WHAT THIS TASK INVOLVES >>
Leave out all pictures. Return exactly the lines from the top of the material through the line containing "const ORANGE = '#ED7D31';".

SUPPLIED INFORMATION >>
>>

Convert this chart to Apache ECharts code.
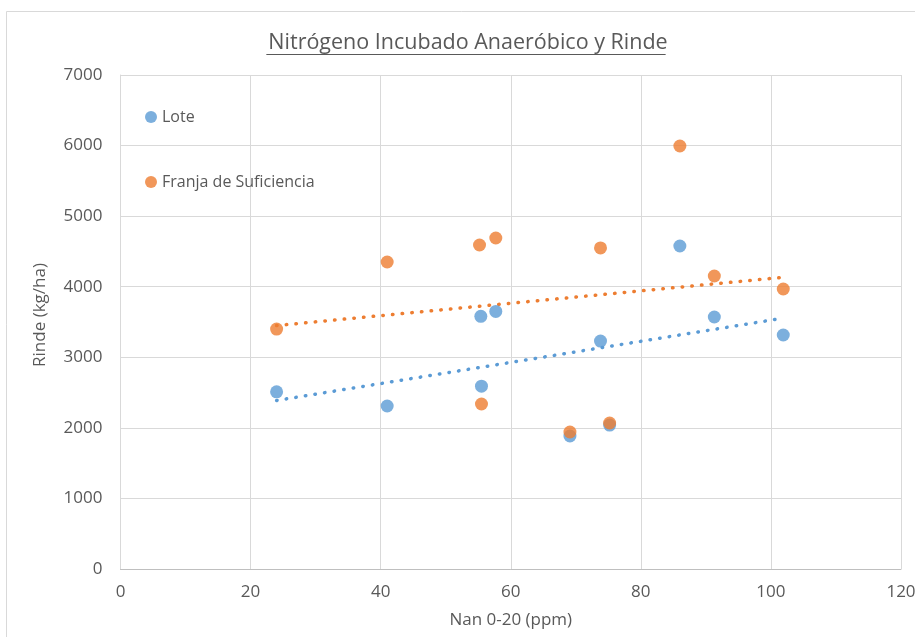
<!DOCTYPE html>
<html>
<head>
<meta charset="utf-8">
<script src="https://cdn.jsdelivr.net/npm/echarts@6/dist/echarts.min.js"></script>
<style>
html,body{margin:0;padding:0;background:#fff;}
#chart{width:915px;height:637px;}
</style>
</head>
<body>
<div id="chart"></div>
<script>
// Data
const nanX = [24, 41, 55.4, 57.7, 55.5, 69.1, 75.2, 73.8, 86, 91.3, 101.9];
const loteY = [2510, 2310, 3580, 3650, 2590, 1885, 2040, 3230, 4577, 3571, 3316];
const franjaX = [24, 41, 55.2, 57.7, 55.5, 69.1, 75.2, 73.8, 86, 91.3, 101.9];
const franjaY = [3400, 4350, 4591, 4690, 2338, 1941, 2069, 4549, 5994, 4152, 3968];
const xTicks = [0, 20, 40, 60, 80, 100, 120];
const yTicks = [0, 1000, 2000, 3000, 4000, 5000, 6000, 7000];
const titleText = 'Nitrógeno Incubado Anaeróbico y Rinde';
const seriesNames = ['Lote', 'Franja de Suficiencia'];

const FONT = "'Open Sans', sans-serif";
const TXT = '#595959';
const BLUE = '#5B9BD5';
const ORANGE = '#ED7D31';

function pairs(xs, ys){ return xs.map((x,i)=>[x, ys[i]]); }
function trend(xs, ys){
  const n = xs.length;
  const mx = xs.reduce((a,b)=>a+b,0)/n;
  const my = ys.reduce((a,b)=>a+b,0)/n;
  let sxy=0, sxx=0;
  for(let i=0;i<n;i++){ sxy += (xs[i]-mx)*(ys[i]-my); sxx += (xs[i]-mx)*(xs[i]-mx); }
  const b = sxy/sxx, a = my - b*mx;
  const x0 = Math.min(...xs), x1 = Math.max(...xs);
  return [[x0, a+b*x0],[x1, a+b*x1]];
}

const chart = echarts.init(document.getElementById('chart'), null, {renderer:'canvas'});

// measure title width for underline
const cv = document.createElement('canvas').getContext('2d');
const titleSize = 21.5;
cv.font = titleSize + "px " + FONT;
const tw = cv.measureText(titleText).width;
const ucx = 466;

const option = {
  backgroundColor: '#fff',
  animation: false,
  textStyle: {fontFamily: FONT},
  title: {
    text: titleText,
    left: 463, top: 27, textAlign: 'center',
    textStyle: {fontFamily: FONT, fontSize: titleSize, fontWeight: 'normal', color: TXT}
  },
  graphic: [
    {type:'rect', shape:{x:6.5, y:11.5, width:920, height:640}, style:{fill:'none', stroke:'#d9d9d9', lineWidth:1}, silent:true, z:-1},
    {type:'line', shape:{x1:ucx - tw/2, y1:54.5, x2:ucx + tw/2, y2:54.5}, style:{stroke:TXT, lineWidth:1}, silent:true}
  ],
  legend: {
    orient: 'vertical',
    left: 140, top: 104,
    itemGap: 49,
    itemWidth: 12, itemHeight: 12,
    icon: 'circle',
    data: seriesNames,
    textStyle: {fontFamily: FONT, fontSize: 16, color: TXT, padding:[0,0,0,0]}
  },
  grid: {left: 120.5, right: 14, top: 75, bottom: 68, containLabel: false, outerBoundsMode: 'none'},
  xAxis: {
    type: 'value', min: xTicks[0], max: xTicks[xTicks.length-1], interval: 20,
    name: 'Nan 0-20 (ppm)', nameLocation: 'middle', nameGap: 43,
    nameTextStyle: {fontFamily: FONT, fontSize: 17, color: TXT},
    axisLine: {show: true, onZero:false, lineStyle: {color: '#bfbfbf', width: 1}},
    axisTick: {show: false},
    axisLabel: {fontFamily: FONT, fontSize: 17, color: TXT, margin: 15},
    splitLine: {show: true, lineStyle: {color: '#d9d9d9', width: 1}}
  },
  yAxis: {
    type: 'value', min: yTicks[0], max: yTicks[yTicks.length-1], interval: 1000,
    name: 'Rinde (kg/ha)', nameLocation: 'middle', nameGap: 72, nameRotate: 90,
    nameTextStyle: {fontFamily: FONT, fontSize: 17, color: TXT, padding:[0,0,0,14]},
    axisLine: {show: true, lineStyle: {color: '#d9d9d9', width: 1}},
    axisTick: {show: false},
    axisLabel: {fontFamily: FONT, fontSize: 17, color: TXT, margin: 18, formatter: v => String(v)},
    splitLine: {show: true, lineStyle: {color: '#d9d9d9', width: 1}}
  },
  series: [
    {
      name: seriesNames[0], type: 'scatter', data: pairs(nanX, loteY),
      symbol: 'circle', symbolSize: 13, itemStyle: {color: BLUE}, z: 3
    },
    {
      name: seriesNames[1], type: 'scatter', data: pairs(franjaX, franjaY),
      symbol: 'circle', symbolSize: 13, itemStyle: {color: ORANGE}, z: 4
    },
    {
      name: 'trendLote', type: 'line', data: trend(nanX, loteY), symbol: 'none',
      lineStyle: {color: BLUE, width: 3.5, type: [0.5, 9.2], cap: 'round'}, z: 2, silent: true
    },
    {
      name: 'trendFranja', type: 'line', data: trend(franjaX, franjaY), symbol: 'none',
      lineStyle: {color: ORANGE, width: 3.5, type: [0.5, 9.2], cap: 'round'}, z: 2, silent: true
    }
  ]
};
chart.setOption(option);
</script>
</body>
</html>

<<

FINAL ANSWER >>
Convert this chart to Apache ECharts code.
<!DOCTYPE html>
<html>
<head>
<meta charset="utf-8">
<script src="https://cdn.jsdelivr.net/npm/echarts@6/dist/echarts.min.js"></script>
<style>
html,body{margin:0;padding:0;background:#fff;}
#chart{width:915px;height:637px;}
</style>
</head>
<body>
<div id="chart"></div>
<script>
// Data
const nanX = [24, 41, 55.4, 57.7, 55.5, 69.1, 75.2, 73.8, 86, 91.3, 101.9];
const loteY = [2510, 2310, 3580, 3650, 2590, 1885, 2040, 3230, 4577, 3571, 3316];
const franjaX = [24, 41, 55.2, 57.7, 55.5, 69.1, 75.2, 73.8, 86, 91.3, 101.9];
const franjaY = [3400, 4350, 4591, 4690, 2338, 1941, 2069, 4549, 5994, 4152, 3968];
const xTicks = [0, 20, 40, 60, 80, 100, 120];
const yTicks = [0, 1000, 2000, 3000, 4000, 5000, 6000, 7000];
const titleText = 'Nitrógeno Incubado Anaeróbico y Rinde';
const seriesNames = ['Lote', 'Franja de Suficiencia'];

const FONT = "'Open Sans', sans-serif";
const TXT = '#595959';
const BLUE = '#5B9BD5';
const ORANGE = '#ED7D31';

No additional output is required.